The first part of the road is on county ground, but then Hawai'i Volcanoes National Park takes over and everything is a bit laxer. The hiking becomes harder, too.


But slowly excitement was taking over. The glowing clouds over the ocean appeared in the distance, announcing the location where the lava enters the ocean. It caused a new spring in our step. We knew we weren't too far anymore.

Suddenly the road is at its end, covered by lava. First we turned left, towards the ocean, and climbed over lava boulders and rocks toward the cliff's edge. This is what we saw:


It leaves one speechless. This is so dramatic, so full of power. We witnessed how land was created - with a lot of steam, fume and sizzle. The powers of nature at work - it was unforgettable.

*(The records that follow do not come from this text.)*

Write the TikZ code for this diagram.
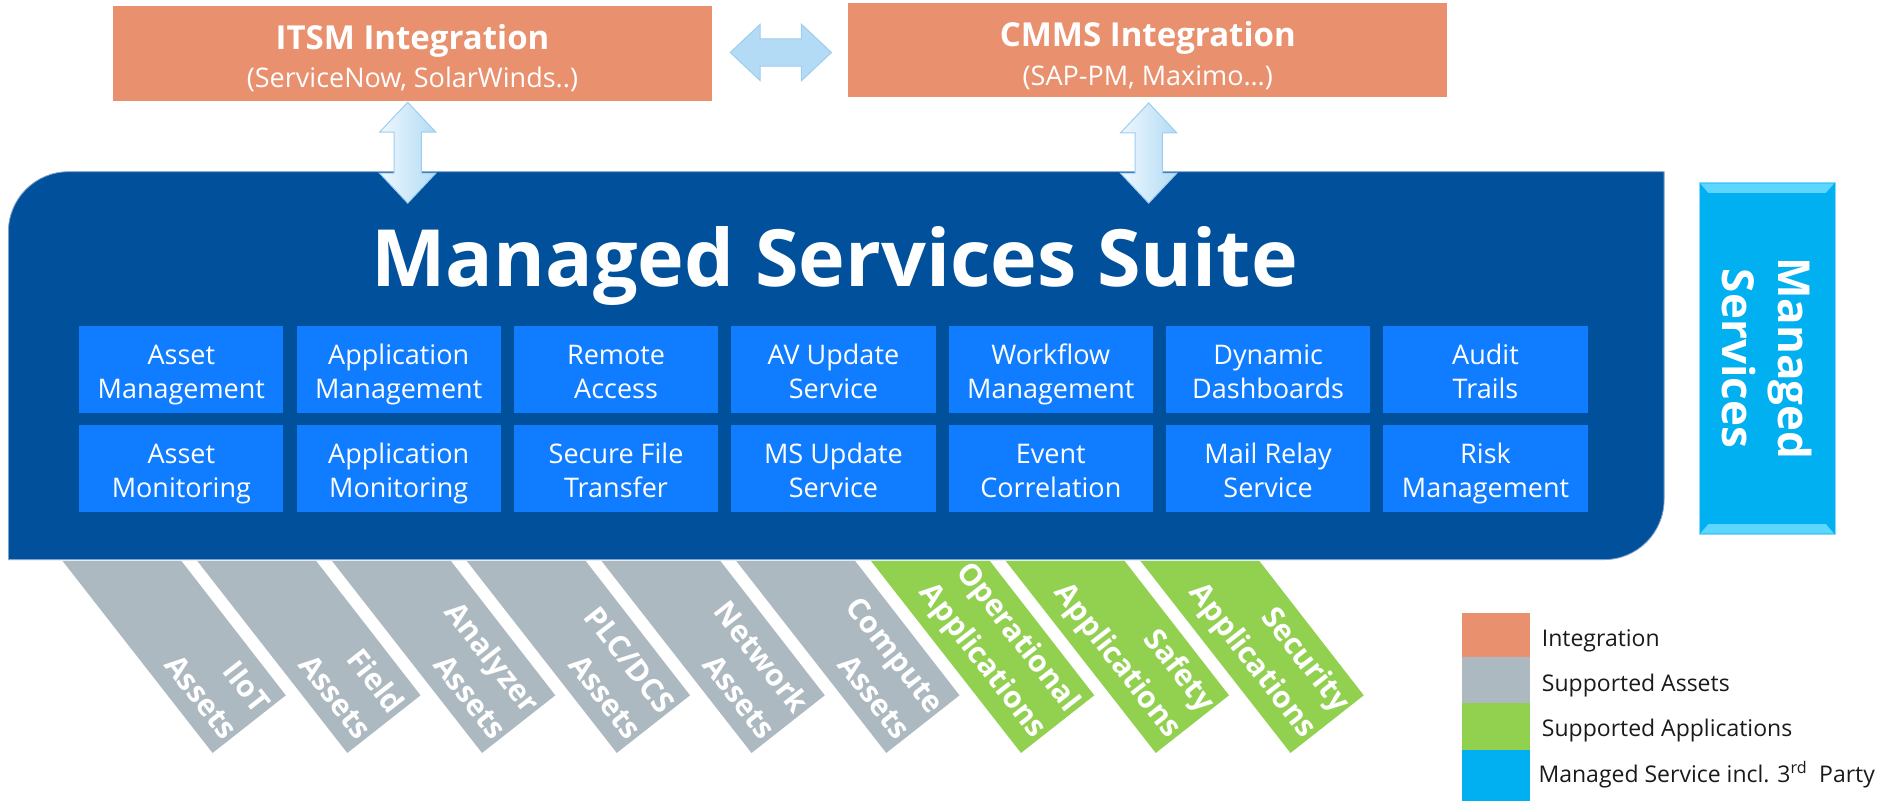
\documentclass[tikz,border=0pt]{standalone}
\usepackage{fontspec}
\setmainfont{Open Sans}
\usetikzlibrary{calc,fit}
\definecolor{intorange}{HTML}{E9916F}
\definecolor{assetgray}{HTML}{ADB9C1}
\definecolor{appgreen}{HTML}{92D050}
\definecolor{msblue}{HTML}{00B0F0}
\definecolor{msbevel}{HTML}{5ED6FF}
\definecolor{msborder}{HTML}{86D9F7}
\definecolor{suiteblue}{HTML}{00509B}
\definecolor{suiteedge}{HTML}{7FA3CC}
\definecolor{svcblue}{HTML}{107CFF}
\definecolor{arrowlight}{HTML}{EEF8FE}
\definecolor{arrowdark}{HTML}{B3DBF5}
\definecolor{arrowline}{HTML}{9FCDEE}
\definecolor{legtext}{HTML}{1A1A1A}

\newcommand\svtop{\rule{0pt}{32pt}}
\newcommand\svbot{\rule[-8pt]{0pt}{8pt}}
\newcommand\dblarrow[3]{%
  \coordinate (#1h) at ($(#1)!30pt!(#2)$);
  \coordinate (#2h) at ($(#2)!30pt!(#1)$);
  \shadedraw[#3] (#1) -- ($(#1h)!28.2pt!90:(#2)$) -- ($(#1h)!13.6pt!90:(#2)$)
    -- ($(#2h)!13.6pt!-90:(#1)$) -- ($(#2h)!28.2pt!-90:(#1)$) -- (#2)
    -- ($(#2h)!28.2pt!90:(#1)$) -- ($(#2h)!13.6pt!90:(#1)$)
    -- ($(#1h)!13.6pt!-90:(#2)$) -- ($(#1h)!28.2pt!-90:(#2)$) -- cycle;
}
\newcommand\ribbon[5]{%
  \fill[#3] (#2,467) coordinate (#1) -- ++(99,0) -- ++(87,112) -- ++(-61,48) -- cycle;
  \node[ribtext, anchor=east] (#1t) at ($(#1)+(154,134)$) {#4\\#5};
}
\newcommand\svcnode[4]{%
  \node[svc] (#1) at (#2) {\svtop #3\\#4\svbot};
}

\begin{document}
\begin{tikzpicture}[x=1.2009pt, y=-1.2009pt,
  intbox/.style={fill=intorange, inner sep=0, minimum width=599pt, minimum height=94.8pt},
  inttitle/.style={text=white, font=\bfseries\fontsize{33}{38}\selectfont, anchor=base, inner sep=0},
  intsub/.style={text=white, font=\fontsize{27}{32}\selectfont, anchor=base, inner sep=0},
  svc/.style={fill=svcblue, minimum width=204.2pt, minimum height=86.5pt, inner sep=0,
    text=white, align=center, font=\fontsize{27}{33.6}\selectfont},
  ribtext/.style={text=white, font=\bfseries\fontsize{30}{42}\selectfont, align=right,
    rotate=-52, inner sep=0},
  arrowv/.style={draw=arrowline, line width=1pt, left color=arrowlight, right color=arrowdark},
  arrowh/.style={draw=arrowline, line width=1pt, left color=arrowdark, middle color=arrowlight, right color=arrowdark},
  legsw/.style={minimum width=67.9pt, inner sep=0, anchor=north west},
  legtxt/.style={text=legtext, font=\fontsize{23}{28}\selectfont, anchor=base west, inner sep=0}
]
\useasboundingbox (0,0) rectangle (1568,666.2);

% integration boxes
\node[intbox] (itsm) at (343.5,44.5) {};
\node[inttitle] (itsmT) at (343.5,41.6) {ITSM Integration};
\node[intsub] (itsmS) at (343.5,72.7) {(ServiceNow, SolarWinds..)};
\node[intbox, minimum width=598.6pt] (cmms) at (955.75,41.6) {};
\node[inttitle] (cmmsT) at (955.75,38.9) {CMMS Integration};
\node[intsub] (cmmsS) at (955.75,70.8) {(SAP-PM, Maximo…)};

% main suite
\filldraw[fill=suiteblue, draw=suiteedge, line width=0.8pt] (7,466) -- (7,193) arc[start angle=180, end angle=270, radius=50]
  -- (1385.7,143) -- (1385.7,416) arc[start angle=0, end angle=90, radius=50] -- cycle;
\node[fit={(7,143)(1385.7,466)}, inner sep=0] (msuite) {};
\node[text=white, font=\bfseries\fontsize{79}{90}\selectfont, anchor=base, inner sep=0]
  (mtitle) at (695,238.8) {Managed Services Suite};

% services
\svcnode{s11}{151,307.5}{Asset}{Management}
\svcnode{s12}{332,307.5}{Application}{Management}
\svcnode{s13}{513,307.5}{Remote}{Access}
\svcnode{s14}{694,307.5}{AV Update}{Service}
\svcnode{s15}{875,307.5}{Workflow}{Management}
\svcnode{s16}{1056,307.5}{Dynamic}{Dashboards}
\svcnode{s17}{1237,307.5}{Audit}{Trails}
\svcnode{s21}{151,390}{Asset}{Monitoring}
\svcnode{s22}{332,390}{Application}{Monitoring}
\svcnode{s23}{513,390}{Secure File}{Transfer}
\svcnode{s24}{694,390}{MS Update}{Service}
\svcnode{s25}{875,390}{Event}{Correlation}
\svcnode{s26}{1056,390}{Mail Relay}{Service}
\svcnode{s27}{1237,390}{Risk}{Management}

% managed services box
\node[fill=msblue, draw=msborder, line width=0.8pt, minimum width=135.7pt, minimum height=351.9pt, inner sep=0]
  (mserv) at (1471.5,298.5) {};
\fill[msbevel] ($(mserv.north west)+(1,1)$) -- ($(mserv.north east)+(-1,1)$) -- ++(-7,8) -- ($(mserv.north west)+(8,9)$) -- cycle;
\fill[msbevel] ($(mserv.south west)+(1,-1)$) -- ($(mserv.south east)+(-1,-1)$) -- ++(-7,-8) -- ($(mserv.south west)+(8,-9)$) -- cycle;
\node[text=white, font=\bfseries\fontsize{44}{56}\selectfont, align=center, rotate=-90, inner sep=0]
  (mservT) at (mserv.center) {Managed\\Services};

% arrows
\coordinate (itsmA) at ($(itsm.south)+(-4,1)$);
\coordinate (itsmB) at ($(itsm.south |- msuite.north)+(-4,26.3)$);
\coordinate (cmmsA) at ($(cmms.south)+(0.75,4.5)$);
\coordinate (cmmsB) at ($(cmms.south |- msuite.north)+(0.75,26.3)$);
\coordinate (hA) at ($(itsm.east)+(15,-0.8)$);
\coordinate (hB) at ($(cmms.west)+(-14,2.1)$);
\dblarrow{itsmA}{itsmB}{arrowv}
\dblarrow{cmmsA}{cmmsB}{arrowv}
\dblarrow{hA}{hB}{arrowh}

% ribbons
\ribbon{r1}{52}{assetgray}{IIoT}{Assets}
\ribbon{r2}{164.2}{assetgray}{Field}{Assets}
\ribbon{r3}{276.4}{assetgray}{Analyzer}{Assets}
\ribbon{r4}{388.6}{assetgray}{PLC/DCS}{Assets}
\ribbon{r5}{500.8}{assetgray}{Network}{Assets}
\ribbon{r6}{613}{assetgray}{Compute}{Assets}
\ribbon{r7}{725.2}{appgreen}{Operational}{Applications}
\ribbon{r8}{837.4}{appgreen}{Safety}{Applications}
\ribbon{r9}{949.6}{appgreen}{Security}{Applications}

% legend
\node[legsw, fill=intorange, minimum height=44.4pt] (lg1) at (1217.5,510) {};
\node[legsw, fill=assetgray, minimum height=45.2pt] (lg2) at (lg1.south west) {};
\node[legsw, fill=appgreen, minimum height=47pt] (lg3) at (lg2.south west) {};
\node[legsw, fill=msblue, minimum height=50.8pt] (lg4) at (lg3.south west) {};
\node[legtxt] (lt1) at (1283.8,538.5) {Integration};
\node[legtxt] (lt2) at (1283.8,576) {Supported Assets};
\node[legtxt] (lt3) at (1283.8,613) {Supported Applications};
\node[legtxt] (lt4) at (1281,652) {Managed Service incl. 3\textsuperscript{rd}\ \ Party};
\end{tikzpicture}
\end{document}
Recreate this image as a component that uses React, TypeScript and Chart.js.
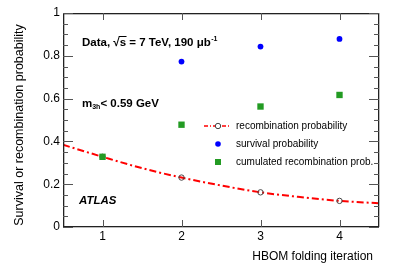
import React, { useEffect, useRef } from "react";
import { Chart, registerables } from "chart.js";

Chart.register(...registerables);

const iterations = [1, 2, 3, 4];
const recombination = [0.328, 0.231, 0.162, 0.122];
const survival: (number | null)[] = [null, 0.773, 0.843, 0.879];
const cumulated = [0.328, 0.478, 0.563, 0.617];
const fitX = [0.5, 1, 1.5, 2, 2.5, 3, 3.5, 4, 4.5];
const fitY = [0.384, 0.328, 0.275, 0.231, 0.194, 0.162, 0.14, 0.122, 0.111];
const yTicks = [0, 0.2, 0.4, 0.6, 0.8, 1];
const legendLabels = ["recombination probability", "survival probability", "cumulated recombination prob."];

const RED = "#ff0000";
const BLUE = "#0000ff";
const GREEN = "#239b23";
const FONT = "'Liberation Sans', Arial, Helvetica, sans-serif";

const decorPlugin = {
  id: "decor",
  afterDraw(chart: any) {
    const ctx = chart.ctx as CanvasRenderingContext2D;
    const { left, right, top, bottom } = chart.chartArea;
    const xs = chart.scales.x;
    const ys = chart.scales.y;
    const L = Math.round(left);
    const R = Math.round(right);
    const T = Math.round(top);
    const B = Math.round(bottom);
    ctx.save();
    ctx.setLineDash([]);
    ctx.globalAlpha = 1;
    // frame
    ctx.fillStyle = "#222";
    ctx.fillRect(L, T, R - L, 1.3);
    ctx.fillRect(L, B - 1, R - L, 1.3);
    ctx.fillRect(L, T, 1.3, B - T);
    ctx.fillRect(R - 1, T, 1.3, B - T);
    // ticks
    ctx.fillStyle = "#555";
    for (let k = 0; k <= 20; k++) {
      const v = k * 0.05;
      const py = Math.round(ys.getPixelForValue(v));
      const major = k % 4 === 0;
      const len = major ? 10 : 5;
      ctx.fillRect(L, py, len, 1);
      ctx.fillRect(R - len, py, len, 1);
    }
    for (const v of iterations) {
      const px = Math.round(xs.getPixelForValue(v));
      ctx.fillRect(px, B - 7, 1, 7);
      ctx.fillRect(px, T, 1, 7);
    }

    // axis titles
    ctx.fillStyle = "#000";
    ctx.font = `12px ${FONT}`;
    ctx.textAlign = "right";
    ctx.textBaseline = "alphabetic";
    ctx.fillText("HBOM folding iteration", R - 6, 260);
    ctx.save();
    ctx.translate(23, 125);
    ctx.rotate(-Math.PI / 2);
    ctx.textAlign = "center";
    ctx.font = `12.5px ${FONT}`;
    ctx.fillText("Survival or recombination probability", 0, 0);
    ctx.restore();

    // annotations
    ctx.textAlign = "left";
    ctx.strokeStyle = "#000";
    ctx.font = `bold 11.5px ${FONT}`;
    const t1 = "Data, ";
    let x = 82;
    const y1 = 46;
    ctx.fillText(t1, x, y1);
    x += ctx.measureText(t1).width;
    const sq = "√";
    ctx.fillText(sq, x, y1);
    x += ctx.measureText(sq).width;
    const sW = ctx.measureText("s").width;
    ctx.fillText("s", x, y1);
    ctx.fillRect(x - 1, y1 - 10, sW + 1.5, 1);
    x += sW;
    const t2 = " = 7 TeV, 190 μb";
    ctx.fillText(t2, x, y1);
    x += ctx.measureText(t2).width;
    ctx.font = `bold 7px ${FONT}`;
    ctx.fillText("-1", x + 0.5, y1 - 5);

    ctx.font = `bold 11.5px ${FONT}`;
    const y2 = 107;
    ctx.fillText("m", 82, y2);
    let x2 = 82 + ctx.measureText("m").width;
    ctx.font = `bold 7px ${FONT}`;
    ctx.fillText("3h", x2, y2 + 2);
    x2 += ctx.measureText("3h").width;
    ctx.font = `bold 11.5px ${FONT}`;
    ctx.fillText("< 0.59 GeV", x2, y2);

    ctx.font = `italic bold 11.5px ${FONT}`;
    ctx.fillText("ATLAS", 79, 204);

    // legend
    const ly = [126, 144, 162];
    ctx.font = `10px ${FONT}`;
    ctx.textBaseline = "middle";
    legendLabels.forEach((lab, i) => ctx.fillText(lab, 236, ly[i]));
    ctx.strokeStyle = RED;
    ctx.lineWidth = 1.5;
    ctx.setLineDash([4, 2, 1, 2]);
    ctx.beginPath();
    ctx.moveTo(204, ly[0]);
    ctx.lineTo(230, ly[0]);
    ctx.stroke();
    ctx.setLineDash([]);
    ctx.fillStyle = "#fff";
    ctx.strokeStyle = "#444";
    ctx.lineWidth = 1;
    ctx.beginPath();
    ctx.arc(218, ly[0], 2.7, 0, Math.PI * 2);
    ctx.fill();
    ctx.stroke();
    ctx.fillStyle = BLUE;
    ctx.beginPath();
    ctx.arc(218, ly[1], 2.8, 0, Math.PI * 2);
    ctx.fill();
    ctx.fillStyle = GREEN;
    ctx.fillRect(215, ly[2] - 3, 6, 6);
    ctx.restore();
  },
};

export default function App() {
  const ref = useRef<HTMLCanvasElement>(null);
  useEffect(() => {
    if (!ref.current) return;
    const chart = new Chart(ref.current, {
      type: "scatter",
      data: {
        datasets: [
          {
            label: "cumulated",
            data: iterations.map((v, i) => ({ x: v, y: cumulated[i] })),
            pointStyle: "rect",
            pointRadius: 4.5,
            backgroundColor: GREEN,
            borderColor: GREEN,
            borderWidth: 0,
          },
          {
            label: "survival",
            data: iterations
              .map((v, i) => ({ x: v, y: survival[i] }))
              .filter((p) => p.y !== null) as any,
            pointRadius: 2.9,
            backgroundColor: BLUE,
            borderColor: BLUE,
            borderWidth: 0,
          },
          {
            label: "recombination",
            data: iterations.map((v, i) => ({ x: v, y: recombination[i] })),
            pointRadius: 2.7,
            backgroundColor: "rgba(255,255,255,0)",
            borderColor: "#444",
            borderWidth: 1,
          },
          {
            label: "fit",
            type: "line" as any,
            data: fitX.map((v, i) => ({ x: v, y: fitY[i] })),
            pointRadius: 0,
            borderColor: RED,
            borderWidth: 2,
            borderDash: [7, 3, 2, 3],
            cubicInterpolationMode: "monotone",
            fill: false,
          } as any,
        ],
      },
      options: {
        responsive: false,
        animation: false,
        layout: { padding: { top: 13, right: 20, left: 0, bottom: 0 } },
        plugins: { legend: { display: false }, tooltip: { enabled: false } },
        scales: {
          x: {
            type: "linear",
            min: 0.5,
            max: 4.5,
            afterBuildTicks: (s: any) => {
              s.ticks = iterations.map((v) => ({ value: v }));
            },
            afterFit: (s: any) => {
              s.height = 43;
            },
            grid: { display: false, drawTicks: false },
            border: { display: false },
            ticks: { color: "#000", font: { family: FONT, size: 12 }, padding: 2 },
          },
          y: {
            type: "linear",
            min: 0,
            max: 1,
            afterBuildTicks: (s: any) => {
              s.ticks = yTicks.map((v) => ({ value: v }));
            },
            afterFit: (s: any) => {
              s.width = 63;
            },
            grid: { display: false, drawTicks: false },
            border: { display: false },
            ticks: {
              color: "#000",
              font: { family: FONT, size: 12 },
              padding: 3,
              callback: (v: any) => String(v),
            },
          },
        },
      },
      plugins: [decorPlugin],
    });
    return () => chart.destroy();
  }, []);
  return (
    <div style={{ position: "absolute", left: 0, top: 0, width: 399, height: 270, background: "#fff" }}>
      <canvas ref={ref} width={399} height={270} style={{ display: "block" }} />
    </div>
  );
}
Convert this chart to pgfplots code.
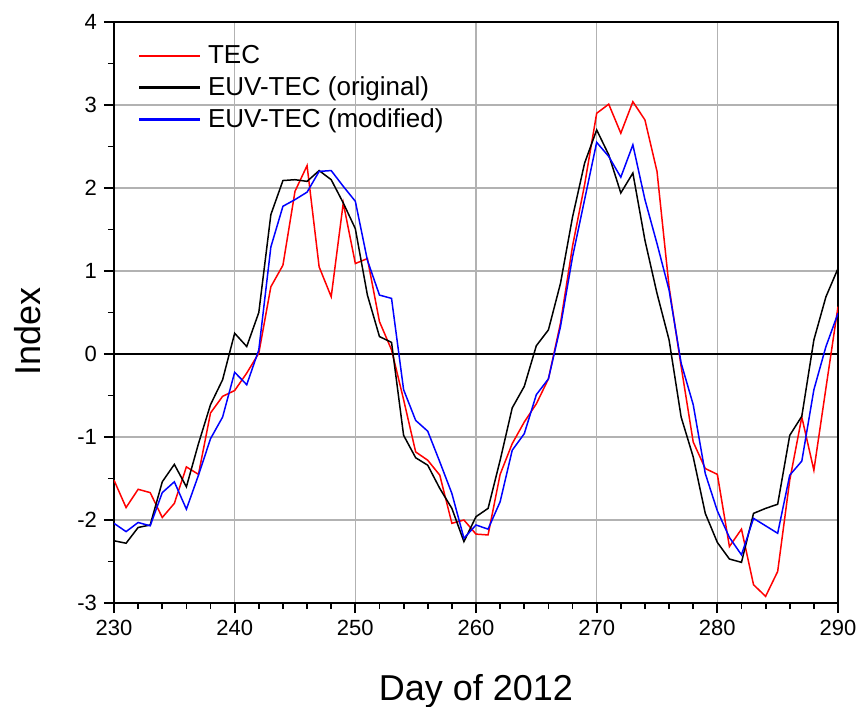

Fire and water met and they did it with a lot of show - the best show you can imagine. As far as I know this is the only place on our planet where you can witness this drama, performed by Pele. You don't mess with her!

This was the tiny little fence separating people from the heat and fragile ground of lava and new land. A piece of wire tightened between some poles - a good fence? A joke? Still a fence, and therefore shared with Theresa's Good Fences.


By the way, there was no fence at the edge of the cliff. I told you, everything was rather lax here. Wait until we get to the other side of the road.

The other side is uphill. This is where the lava flows down the slope, coming from P'u 'Ō'ō.



We were standing a mere 5-6 feet away from this piping hot lava flow - 5-6 feet (for everybody familiar with the metric system, this is less than two meters)! No fence (not even a joke one), no barrier. If you felt like it you could walk right into it. It would be your last walk, though.

I told you it was lax. And laid back.



The lava flow changes constantly. It doesn't flow particularly fast, but not really slow either. It certainly doesn't flow quietly - it sizzles, whispers and pops. The heat is intense. I was sweating and my face was glowing similar to the lava (okay, not quite).

The shapes and forms lava is building are incredibly beautiful.



For me this was the highlight of our vacation in Hawai'i. I still think of it often and feel the same excitement I felt back then when I was standing so close to earth's hot liquid. As a human being you feel very small next to this nature show. You know that you can't do anything to change the flow of lava or stop it or redirect it. It does its "own thing". Beauty and destruction are often very close to each other.



Here you can see how close Käfer and I were standing to the lava. This was the experience of a lifetime and well worth the long exhausting hike. My feet were hurting like crazy when we finally reached the parking lot again but such sweet pain!